Now consider the fact that the ward or geographic representation referendum passed with an astounding 66% mandate. We are not talking about a slim margin; we are talking about two out of every three voters want local representation and they want it now, not when we are closer to the year 2020 than 2010 when it was voted for by the citizens.

This 66% mandate was surpassed by the 72% landslide vote in favor of the referendum for term limits; nearly three out of every four voters want term limits, and again they want it now rather than years down the road. Isn’t it interesting how the City Council can invest so much time and show the appearance of effort in listening to one local business person regarding a turf war with a homeless guy.

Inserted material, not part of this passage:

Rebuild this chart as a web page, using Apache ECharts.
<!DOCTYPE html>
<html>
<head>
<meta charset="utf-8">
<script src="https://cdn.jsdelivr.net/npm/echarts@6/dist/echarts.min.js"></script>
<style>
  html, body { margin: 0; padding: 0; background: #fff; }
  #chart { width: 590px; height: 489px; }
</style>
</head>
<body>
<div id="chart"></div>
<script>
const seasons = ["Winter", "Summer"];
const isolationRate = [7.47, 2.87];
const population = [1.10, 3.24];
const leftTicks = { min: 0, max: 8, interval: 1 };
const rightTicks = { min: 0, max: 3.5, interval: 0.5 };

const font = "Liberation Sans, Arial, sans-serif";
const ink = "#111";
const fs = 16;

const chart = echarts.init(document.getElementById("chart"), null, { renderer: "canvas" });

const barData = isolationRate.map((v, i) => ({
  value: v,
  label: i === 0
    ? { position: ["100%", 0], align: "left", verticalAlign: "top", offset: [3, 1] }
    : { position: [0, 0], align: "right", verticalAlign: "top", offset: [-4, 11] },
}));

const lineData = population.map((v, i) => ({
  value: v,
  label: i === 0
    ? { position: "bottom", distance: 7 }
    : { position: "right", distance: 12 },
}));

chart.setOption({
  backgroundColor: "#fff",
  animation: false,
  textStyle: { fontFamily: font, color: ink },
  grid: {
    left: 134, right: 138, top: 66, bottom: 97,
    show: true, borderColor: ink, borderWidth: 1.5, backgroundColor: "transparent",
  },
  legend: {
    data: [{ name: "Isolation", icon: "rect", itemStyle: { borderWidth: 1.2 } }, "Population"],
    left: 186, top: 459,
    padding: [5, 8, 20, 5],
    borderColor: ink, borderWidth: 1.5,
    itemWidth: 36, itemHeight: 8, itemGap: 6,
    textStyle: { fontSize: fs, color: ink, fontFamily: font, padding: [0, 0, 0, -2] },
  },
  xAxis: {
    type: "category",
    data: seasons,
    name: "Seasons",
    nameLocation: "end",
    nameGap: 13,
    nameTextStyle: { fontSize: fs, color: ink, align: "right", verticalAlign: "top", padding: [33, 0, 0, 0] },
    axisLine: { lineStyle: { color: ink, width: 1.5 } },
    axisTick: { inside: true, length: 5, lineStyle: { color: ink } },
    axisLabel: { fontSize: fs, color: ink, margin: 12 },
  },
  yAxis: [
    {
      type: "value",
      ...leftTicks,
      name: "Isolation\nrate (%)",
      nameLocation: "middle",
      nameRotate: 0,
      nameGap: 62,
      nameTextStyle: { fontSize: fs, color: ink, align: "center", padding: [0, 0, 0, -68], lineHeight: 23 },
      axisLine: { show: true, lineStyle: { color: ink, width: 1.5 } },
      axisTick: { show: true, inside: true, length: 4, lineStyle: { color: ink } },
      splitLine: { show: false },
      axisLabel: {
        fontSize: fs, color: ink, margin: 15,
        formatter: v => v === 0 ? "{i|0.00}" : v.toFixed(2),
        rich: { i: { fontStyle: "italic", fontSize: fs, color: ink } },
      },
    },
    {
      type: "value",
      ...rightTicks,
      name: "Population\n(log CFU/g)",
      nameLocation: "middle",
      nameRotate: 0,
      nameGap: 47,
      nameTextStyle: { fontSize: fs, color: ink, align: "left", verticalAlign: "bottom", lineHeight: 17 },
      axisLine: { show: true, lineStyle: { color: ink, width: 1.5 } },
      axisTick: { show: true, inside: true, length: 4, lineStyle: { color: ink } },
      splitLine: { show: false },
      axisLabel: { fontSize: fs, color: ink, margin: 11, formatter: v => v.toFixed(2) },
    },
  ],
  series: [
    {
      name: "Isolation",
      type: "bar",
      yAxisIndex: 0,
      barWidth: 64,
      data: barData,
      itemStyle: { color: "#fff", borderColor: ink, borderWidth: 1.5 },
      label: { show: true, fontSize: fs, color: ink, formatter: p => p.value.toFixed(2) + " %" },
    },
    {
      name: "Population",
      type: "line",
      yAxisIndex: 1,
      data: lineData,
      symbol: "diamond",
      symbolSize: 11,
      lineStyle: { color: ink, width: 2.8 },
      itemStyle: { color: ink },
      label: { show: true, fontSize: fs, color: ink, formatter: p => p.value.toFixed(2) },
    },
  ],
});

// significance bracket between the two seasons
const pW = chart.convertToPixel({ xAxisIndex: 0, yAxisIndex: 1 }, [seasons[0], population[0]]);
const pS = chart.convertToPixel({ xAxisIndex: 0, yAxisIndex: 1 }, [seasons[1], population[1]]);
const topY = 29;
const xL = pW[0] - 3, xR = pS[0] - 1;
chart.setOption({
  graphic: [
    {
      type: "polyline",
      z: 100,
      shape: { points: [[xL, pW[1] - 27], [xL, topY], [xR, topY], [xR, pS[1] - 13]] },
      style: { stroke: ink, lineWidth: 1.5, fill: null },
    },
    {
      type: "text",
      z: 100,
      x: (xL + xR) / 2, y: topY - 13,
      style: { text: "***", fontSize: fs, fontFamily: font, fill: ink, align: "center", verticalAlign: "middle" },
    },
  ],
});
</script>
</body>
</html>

The City Council will jump on that topic like ‘white on rice’, but when it comes to a 66% mandate and a 72% landslide, that lingers on and on.

This is an absolute classic example of local leadership not listening to their constituency. It’s almost a misnomer by referring to the City Council, Mayor, and City Manager as local leadership. Let’s call them what they are………politicians; it’s as simple as that.

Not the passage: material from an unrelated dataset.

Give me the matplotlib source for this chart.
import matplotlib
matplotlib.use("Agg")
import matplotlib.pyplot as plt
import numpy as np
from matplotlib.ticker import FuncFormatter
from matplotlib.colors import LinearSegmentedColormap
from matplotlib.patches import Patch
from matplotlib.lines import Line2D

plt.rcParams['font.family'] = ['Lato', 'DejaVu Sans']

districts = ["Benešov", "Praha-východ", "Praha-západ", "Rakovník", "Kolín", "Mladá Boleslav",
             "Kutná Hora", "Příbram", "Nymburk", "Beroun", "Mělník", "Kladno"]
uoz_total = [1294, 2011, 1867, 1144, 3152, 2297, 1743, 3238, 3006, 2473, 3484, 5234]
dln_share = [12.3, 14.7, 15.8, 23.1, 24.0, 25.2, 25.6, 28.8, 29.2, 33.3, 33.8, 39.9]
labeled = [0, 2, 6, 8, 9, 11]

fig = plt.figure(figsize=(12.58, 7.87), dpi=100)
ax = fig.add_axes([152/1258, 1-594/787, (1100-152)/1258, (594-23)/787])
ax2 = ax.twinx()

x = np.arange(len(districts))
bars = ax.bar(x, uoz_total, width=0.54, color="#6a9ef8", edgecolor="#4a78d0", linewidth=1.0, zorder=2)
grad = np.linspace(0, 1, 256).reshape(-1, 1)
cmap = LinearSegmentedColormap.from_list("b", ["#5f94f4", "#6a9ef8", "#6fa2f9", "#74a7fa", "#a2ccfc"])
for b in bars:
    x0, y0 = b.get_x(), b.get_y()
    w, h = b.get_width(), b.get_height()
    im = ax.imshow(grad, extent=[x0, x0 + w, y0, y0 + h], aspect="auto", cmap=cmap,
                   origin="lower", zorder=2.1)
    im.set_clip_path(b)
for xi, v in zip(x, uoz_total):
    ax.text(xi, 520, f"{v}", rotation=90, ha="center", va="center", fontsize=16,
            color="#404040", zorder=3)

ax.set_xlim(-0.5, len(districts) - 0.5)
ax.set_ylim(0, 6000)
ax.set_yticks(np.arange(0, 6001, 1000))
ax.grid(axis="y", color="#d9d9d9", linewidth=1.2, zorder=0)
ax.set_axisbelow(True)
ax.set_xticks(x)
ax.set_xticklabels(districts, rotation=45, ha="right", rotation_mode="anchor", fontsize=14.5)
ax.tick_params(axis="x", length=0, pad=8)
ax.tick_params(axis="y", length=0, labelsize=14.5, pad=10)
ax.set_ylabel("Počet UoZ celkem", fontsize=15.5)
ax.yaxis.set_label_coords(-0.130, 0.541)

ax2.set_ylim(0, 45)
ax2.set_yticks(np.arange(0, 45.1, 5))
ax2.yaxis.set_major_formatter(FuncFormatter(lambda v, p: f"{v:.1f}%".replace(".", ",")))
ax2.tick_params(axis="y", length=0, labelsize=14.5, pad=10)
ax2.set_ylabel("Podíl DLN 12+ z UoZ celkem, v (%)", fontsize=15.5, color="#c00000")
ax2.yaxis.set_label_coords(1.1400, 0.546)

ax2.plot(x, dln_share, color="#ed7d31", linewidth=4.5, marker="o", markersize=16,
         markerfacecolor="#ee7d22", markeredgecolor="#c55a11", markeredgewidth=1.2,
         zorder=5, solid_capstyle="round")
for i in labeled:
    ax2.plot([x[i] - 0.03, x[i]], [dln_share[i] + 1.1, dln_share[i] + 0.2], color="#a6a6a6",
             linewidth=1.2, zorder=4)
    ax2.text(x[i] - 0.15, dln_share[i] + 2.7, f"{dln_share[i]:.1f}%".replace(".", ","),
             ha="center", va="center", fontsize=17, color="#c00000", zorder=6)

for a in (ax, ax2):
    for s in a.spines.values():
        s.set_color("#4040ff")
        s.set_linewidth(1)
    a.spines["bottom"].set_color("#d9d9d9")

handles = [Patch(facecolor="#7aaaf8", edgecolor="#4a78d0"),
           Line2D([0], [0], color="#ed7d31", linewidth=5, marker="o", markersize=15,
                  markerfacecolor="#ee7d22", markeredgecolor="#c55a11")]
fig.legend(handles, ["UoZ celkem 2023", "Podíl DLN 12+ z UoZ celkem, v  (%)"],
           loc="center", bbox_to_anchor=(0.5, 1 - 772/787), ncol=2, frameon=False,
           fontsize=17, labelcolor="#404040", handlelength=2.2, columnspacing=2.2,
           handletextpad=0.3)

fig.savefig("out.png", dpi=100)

Leaders lead, they make things happen, the respond to what is needed for those they lead in a timely manner. Politicians are self serving; get in office, and stay in office.

So how did this delay in term limits and local representation happen? Well, to do this let’s start with the Naperville Voter Education League. Bill Eagan was one for the driving forces behind the effort to have Naperville voters decide on term limits and a district or ward type of format. The City Council had to approve including the referendums on the ballot, which of course they did. They probably didn’t like the idea, however how bad would it look for them if they didn’t allow it. The last thing a politician needs is to ‘look bad’. So there they were on the ballot. Did the City Council members believe the referendums would pass? It’s more than doubtful and here’s the proof in Council Furstenau’s words soon after referendum results had started coming in on voting night, , “There is no question that this has caused all kind of concern in the last two hours with the councilmen, and the city (staff), and the City Manager. There’s going to be a lot of chaos.”. So apparently there was no plan in effect if the voters voted in favor of the referendums. This lack of a plan comes as no surprise.  Leaders would have had a plan; however politicians look for excuses to delay the wishes of the voters.

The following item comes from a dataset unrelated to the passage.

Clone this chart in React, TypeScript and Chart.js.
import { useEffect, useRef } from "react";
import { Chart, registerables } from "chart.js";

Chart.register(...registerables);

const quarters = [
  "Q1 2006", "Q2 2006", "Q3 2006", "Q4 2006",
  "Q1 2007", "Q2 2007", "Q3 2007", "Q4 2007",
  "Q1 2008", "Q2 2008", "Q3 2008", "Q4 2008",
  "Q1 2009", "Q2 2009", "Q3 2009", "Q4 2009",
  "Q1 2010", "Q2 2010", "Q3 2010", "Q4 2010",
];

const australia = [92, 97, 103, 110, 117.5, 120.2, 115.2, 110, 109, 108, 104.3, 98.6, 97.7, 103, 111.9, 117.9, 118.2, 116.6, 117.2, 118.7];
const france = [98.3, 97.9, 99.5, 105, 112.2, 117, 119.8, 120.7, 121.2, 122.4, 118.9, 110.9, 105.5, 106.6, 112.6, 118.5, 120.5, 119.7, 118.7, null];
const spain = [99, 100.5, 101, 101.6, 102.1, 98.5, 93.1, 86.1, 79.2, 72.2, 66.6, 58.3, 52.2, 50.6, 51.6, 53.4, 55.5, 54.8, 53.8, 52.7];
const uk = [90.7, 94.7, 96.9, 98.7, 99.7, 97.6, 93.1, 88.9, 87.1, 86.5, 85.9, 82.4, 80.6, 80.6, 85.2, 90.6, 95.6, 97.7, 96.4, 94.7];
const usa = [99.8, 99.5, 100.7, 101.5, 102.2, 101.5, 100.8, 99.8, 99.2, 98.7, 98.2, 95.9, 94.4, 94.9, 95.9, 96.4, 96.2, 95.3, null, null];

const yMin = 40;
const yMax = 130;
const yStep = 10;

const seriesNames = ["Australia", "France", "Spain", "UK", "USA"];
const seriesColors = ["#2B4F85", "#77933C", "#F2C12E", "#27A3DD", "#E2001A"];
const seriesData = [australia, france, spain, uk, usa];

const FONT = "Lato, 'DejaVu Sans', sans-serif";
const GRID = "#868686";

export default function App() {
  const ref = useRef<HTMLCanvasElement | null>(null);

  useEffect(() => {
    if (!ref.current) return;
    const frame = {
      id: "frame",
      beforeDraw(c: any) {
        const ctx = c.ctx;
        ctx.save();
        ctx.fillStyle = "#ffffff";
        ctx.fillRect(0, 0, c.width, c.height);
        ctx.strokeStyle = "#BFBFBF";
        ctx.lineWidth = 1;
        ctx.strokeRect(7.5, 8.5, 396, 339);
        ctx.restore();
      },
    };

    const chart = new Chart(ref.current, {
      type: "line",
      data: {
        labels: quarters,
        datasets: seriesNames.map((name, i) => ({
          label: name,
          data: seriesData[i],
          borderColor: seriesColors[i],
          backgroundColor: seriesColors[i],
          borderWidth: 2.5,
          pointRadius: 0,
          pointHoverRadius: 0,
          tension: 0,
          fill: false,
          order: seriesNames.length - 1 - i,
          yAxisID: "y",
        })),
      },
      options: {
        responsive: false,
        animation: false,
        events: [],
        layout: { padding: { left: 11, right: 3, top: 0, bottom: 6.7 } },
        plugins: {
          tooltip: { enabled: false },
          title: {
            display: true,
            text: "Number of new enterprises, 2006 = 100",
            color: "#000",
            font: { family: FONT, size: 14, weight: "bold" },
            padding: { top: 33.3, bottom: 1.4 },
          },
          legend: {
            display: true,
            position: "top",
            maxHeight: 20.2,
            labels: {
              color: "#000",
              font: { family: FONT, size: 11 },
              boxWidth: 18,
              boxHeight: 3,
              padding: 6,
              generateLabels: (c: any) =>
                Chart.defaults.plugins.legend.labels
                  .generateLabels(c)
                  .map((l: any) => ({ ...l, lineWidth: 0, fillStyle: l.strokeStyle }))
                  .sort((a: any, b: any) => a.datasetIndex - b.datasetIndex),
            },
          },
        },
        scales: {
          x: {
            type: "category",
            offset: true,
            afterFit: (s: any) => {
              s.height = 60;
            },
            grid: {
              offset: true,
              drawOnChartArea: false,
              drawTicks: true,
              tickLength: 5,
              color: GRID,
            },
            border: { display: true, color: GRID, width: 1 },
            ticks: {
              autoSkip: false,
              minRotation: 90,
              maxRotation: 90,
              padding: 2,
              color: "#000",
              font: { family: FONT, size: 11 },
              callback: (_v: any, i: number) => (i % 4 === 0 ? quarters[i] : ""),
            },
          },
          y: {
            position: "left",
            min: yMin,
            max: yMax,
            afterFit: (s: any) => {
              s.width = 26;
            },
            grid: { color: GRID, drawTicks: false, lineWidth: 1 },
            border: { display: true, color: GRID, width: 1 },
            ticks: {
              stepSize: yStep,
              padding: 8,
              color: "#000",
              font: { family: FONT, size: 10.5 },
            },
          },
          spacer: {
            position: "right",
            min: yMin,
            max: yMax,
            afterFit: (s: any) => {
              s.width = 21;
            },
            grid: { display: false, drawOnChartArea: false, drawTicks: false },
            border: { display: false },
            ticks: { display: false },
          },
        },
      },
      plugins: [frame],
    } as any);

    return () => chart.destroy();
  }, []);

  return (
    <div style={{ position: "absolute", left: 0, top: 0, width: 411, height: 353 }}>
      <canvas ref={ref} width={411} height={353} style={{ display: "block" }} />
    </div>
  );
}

The politicians found their excuse in the court system. Without boring you with the details, the excuse is they don’t have enough time to prepare for term limits and local representation for the 2011 election, but they may have time to prepare a plan by the 2015 election; if not that one, then maybe the one after that one in 2019.

Now here is where it really goes sideways; the staff is waiting for the City Council to give them direction, and the City Council is waiting for the staff to prepare information for considering a direction. In other words, nothing is getting done in a timely fashion.

And if it is getting done, you don’t see it on Tuesday night Council Meeting agendas, and you don’t see in the local newspaper. But if you want to get a blow by blow account of the ongoing battle for turf between a homeless guy and a business person, then it’s available.

If term limits for council members would have started with the 2011 election, the soonest a sitting council member could be subject to a limit would have been 2023. By waiting till 2015 or 2019 that pushes those limit dates to 2027 or 2031. Now we’re beginning to get to numbers similar to the Cubs winning the World Series.